**PROVIDED DATA**
-- begin --
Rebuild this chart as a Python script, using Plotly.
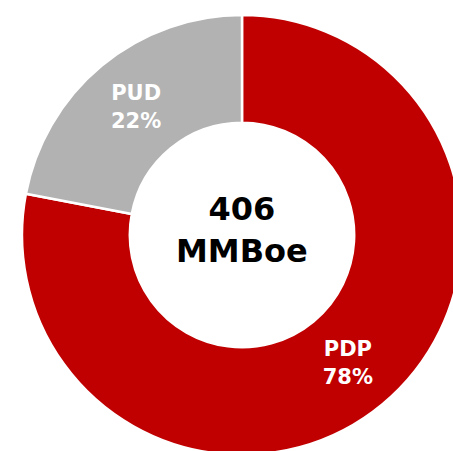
import plotly.graph_objects as go

labels = ["PDP", "PUD"]
values = [78, 22]
colors = ["#C00000", "#B2B2B2"]
center_text = "406<br>MMBoe"

W, H = 462, 455
R = 220
cx, cy = 242, 235  # from top-left

fig = go.Figure(go.Pie(
    labels=labels,
    values=values,
    sort=False,
    direction="clockwise",
    rotation=0,
    hole=0.51,
    marker=dict(colors=colors, line=dict(color="white", width=2.5)),
    textinfo="label+percent",
    textposition="inside",
    insidetextorientation="horizontal",
    insidetextfont=dict(family="DejaVu Sans", size=21, color="white", weight="bold"),
    showlegend=False,
    hoverinfo="label+percent",
    domain=dict(x=[(cx - R) / W, (cx + R) / W], y=[(H - cy - R) / H, (H - cy + R) / H]),
))

fig.add_annotation(
    x=cx / W, y=(H - cy) / H, xref="paper", yref="paper",
    text=center_text, showarrow=False,
    font=dict(family="DejaVu Sans", size=32, color="black", weight="bold"),
    xanchor="center", yanchor="middle", yshift=5,
)

fig.update_layout(
    width=W, height=H,
    margin=dict(l=0, r=0, t=0, b=0),
    paper_bgcolor="white", plot_bgcolor="white",
)

fig.write_html("out.html", config={"displayModeBar": False},
               post_script="document.body.style.margin='0';document.body.style.overflow='hidden';")
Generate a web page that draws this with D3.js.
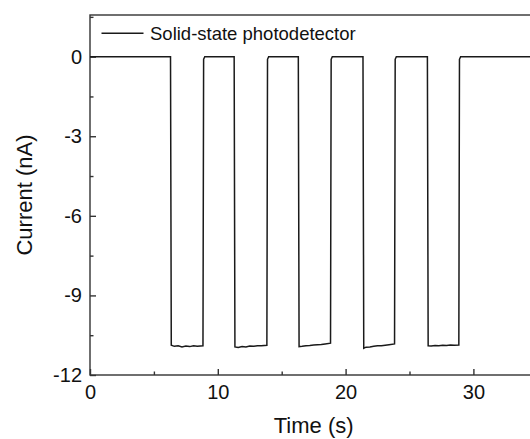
-- end --
**EXERCISE REQUIREMENTS**
Which lines include "this"? Copy each of them out.

**RESULT OF THE TASK**
Rebuild this chart as a Python script, using Plotly.
Generate a web page that draws this with D3.js.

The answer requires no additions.